The cycling pair we bumped into yesterday morning were a German man and woman in their early thirties. They were perched upon wonderfully rickety bikes that they had brought in Cambodia; they had small backpacks balanced on the rear pannier racks with not a cycle helmet or sniff of lycra in sight. The whole image looked slightly Mad Max-esq every bit as if they and their bikes might fall apart at any minute. We passed the usual pleasantries; information on the state of the road ahead, distances between stop-offs etc and they were relieved to know that, though rolling, there were no major hilly surprises on the horizon – their bikes only had a very limited gear range!
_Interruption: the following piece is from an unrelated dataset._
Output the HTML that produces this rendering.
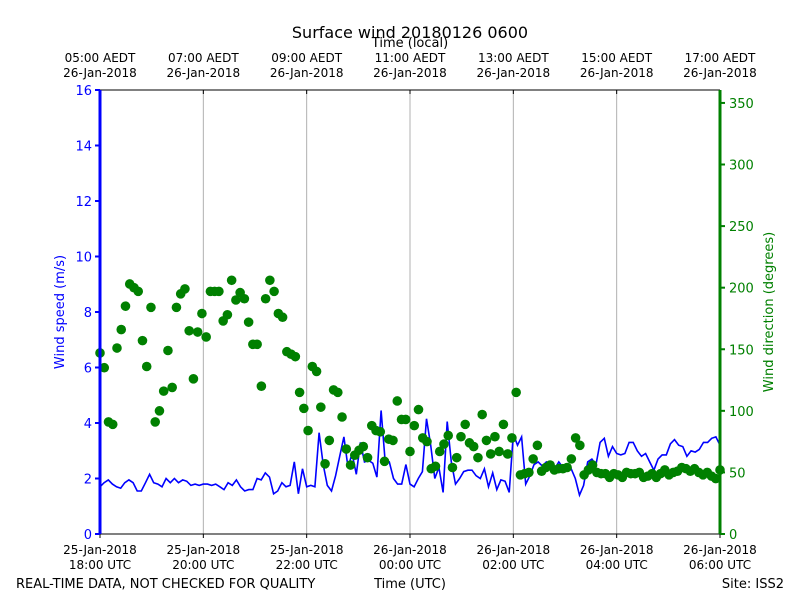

This was a rather refreshing meeting for us as in the whole of the past 7 months not once have we met such .. shoe-string cyclists, in fact this may have been the first “bikepackers” we have ever come across. No way would their bikes stand up to the rigours of long distance touring but that was not their intent, they were very much part of a Mekong (thus quite flat) adventure that would see them utilise a whole range of transport modes.
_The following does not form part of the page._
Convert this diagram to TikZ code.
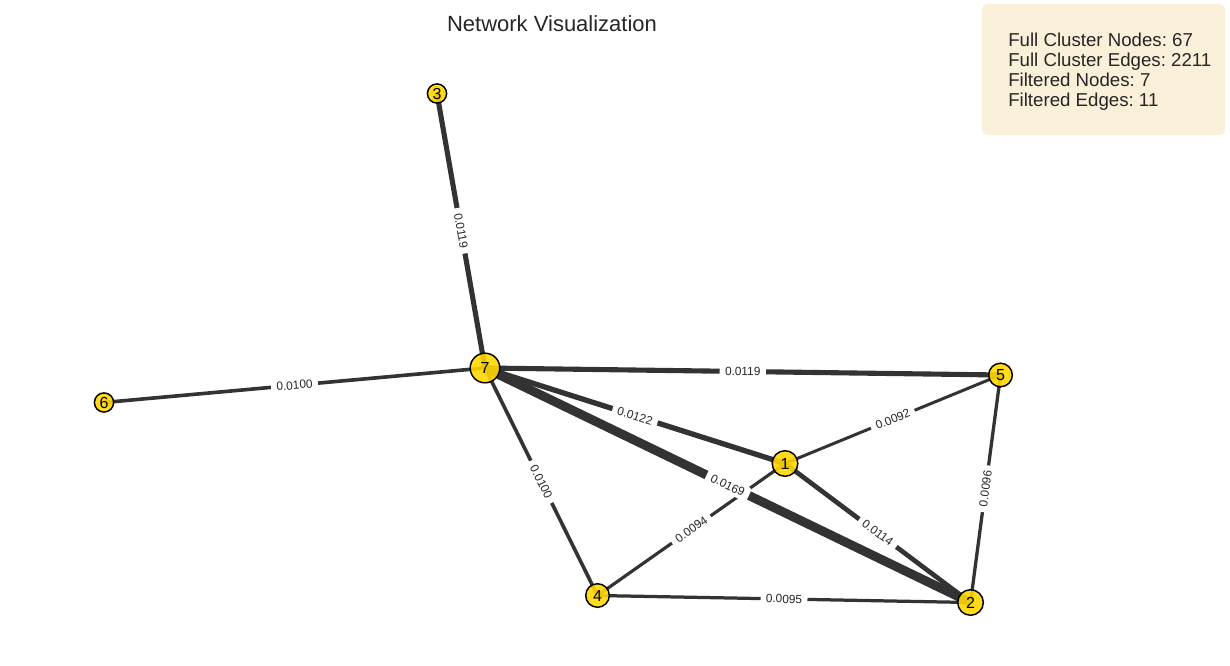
\documentclass[tikz,border=0pt]{standalone}
\usepackage{fontspec}
\setmainfont{Liberation Sans}
\usetikzlibrary{backgrounds}
\definecolor{nodegold}{RGB}{255,215,0}
\definecolor{edgegray}{RGB}{51,51,51}
\definecolor{txtgray}{RGB}{38,38,38}
\definecolor{infobg}{RGB}{250,239,217}
\frenchspacing

\begin{document}
\begin{tikzpicture}[x=0.75pt,y=-0.75pt,
  vert/.style={circle,draw=black,line width=1.1pt,fill=nodegold,fill opacity=0.9,text opacity=1,inner sep=0pt,font=\fontsize{12}{12}\selectfont},
  link/.style={draw=edgegray},
  wlabel/.style={midway,sloped,fill=white,inner xsep=4pt,inner ysep=2.5pt,rounded corners=2pt,font=\fontsize{8.9}{10}\selectfont,text=txtgray}]
  \useasboundingbox (0,0) rectangle (1230,666);
  % title
  \node[anchor=base,font=\fontsize{16.5}{18}\selectfont,text=txtgray] (title) at (552,32) {Network Visualization};
  % vertices
  \node[vert,minimum size=22.2pt] (n7) at (485,368) {7};
  \node[vert,minimum size=19.2pt] (n1) at (785,463.5) {1};
  \node[vert,minimum size=19.2pt] (n2) at (970.5,602.5) {2};
  \node[vert,minimum size=17.7pt] (n5) at (1000.5,375) {5};
  \node[vert,minimum size=17.7pt] (n4) at (597.5,595.5) {4};
  \node[vert,minimum size=14.4pt] (n3) at (437,93.5) {3};
  \node[vert,minimum size=14.4pt] (n6) at (104,402.5) {6};
  % weighted edges
  \begin{scope}[on background layer]
    \draw[link,line width=2.37pt] (n4.center) -- node[wlabel]{0.0094} (n1.center);
    \draw[link,line width=3.83pt] (n3.center) -- node[wlabel]{0.0119} (n7.center);
    \draw[link,line width=2.72pt] (n6.center) -- node[wlabel]{0.0100} (n7.center);
    \draw[link,line width=3.83pt] (n7.center) -- node[wlabel]{0.0119} (n5.center);
    \draw[link,line width=4pt] (n7.center) -- node[wlabel]{0.0122} (n1.center);
    \draw[link,line width=6.75pt] (n7.center) -- node[wlabel]{0.0169} (n2.center);
    \draw[link,line width=2.72pt] (n7.center) -- node[wlabel]{0.0100} (n4.center);
    \draw[link,line width=2.25pt] (n1.center) -- node[wlabel]{0.0092} (n5.center);
    \draw[link,line width=3.53pt] (n1.center) -- node[wlabel]{0.0114} (n2.center);
    \draw[link,line width=2.43pt] (n4.center) -- node[wlabel]{0.0095} (n2.center);
    \draw[link,line width=2.48pt] (n2.center) -- node[wlabel]{0.0096} (n5.center);
  \end{scope}
  % info box
  \fill[infobg,rounded corners=4pt] (982,4) rectangle (1225,135);
  \node[anchor=north west,align=left,inner sep=0pt,font=\fontsize{14}{15}\selectfont,text=txtgray] (info) at (1008,33) {Full Cluster Nodes: 67\\Full Cluster Edges: 2211\\Filtered Nodes: 7\\Filtered Edges: 11};
\end{tikzpicture}
\end{document}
The second set of cyclists we met, not an hour further on, were a most delightful American couple who were whizzing along on the tiny wheels of their fold down bikes. These crazy kippers were on a world tour to celebrate the chap’s 70th birthday. They had two tiny front panniers which held their essentials and were bedecked with a wild array of gadgetry clipped, strapped and tied to their bodies and cycling hats. With their little bikes folded neatly away they basically flew into an area they were interested in, toured around on busses etc and then whipped the bikes out for any sections they felt inclined to cycle!

The THIRD set of cyclists, (please bear in mind that we hadn’t seen another single cycling soul in almost a month) didn’t stop. Though we did exchange large waves and huge whoops of ‘helloooooo!’ . These where two boys, on decent touring bikes, and probably on a bit of a testosterone-fuelled-distance-cruncher of a trip.

And these were only the beginning! As we continue towards Cambodia we are practically falling over an absolute glittering tiara of bicycling bunnies. We have chatted to Thai, Russian, and German (lots of) pedal pushers; gone are the long distance purists of India, Iran or Turkey.  Over the past few days we have met people who are using bikes for journeys that last for as long as 2 years and as short as two days. It has been both an education and a real little heart warming pot of diversity. Wheel on the revolution!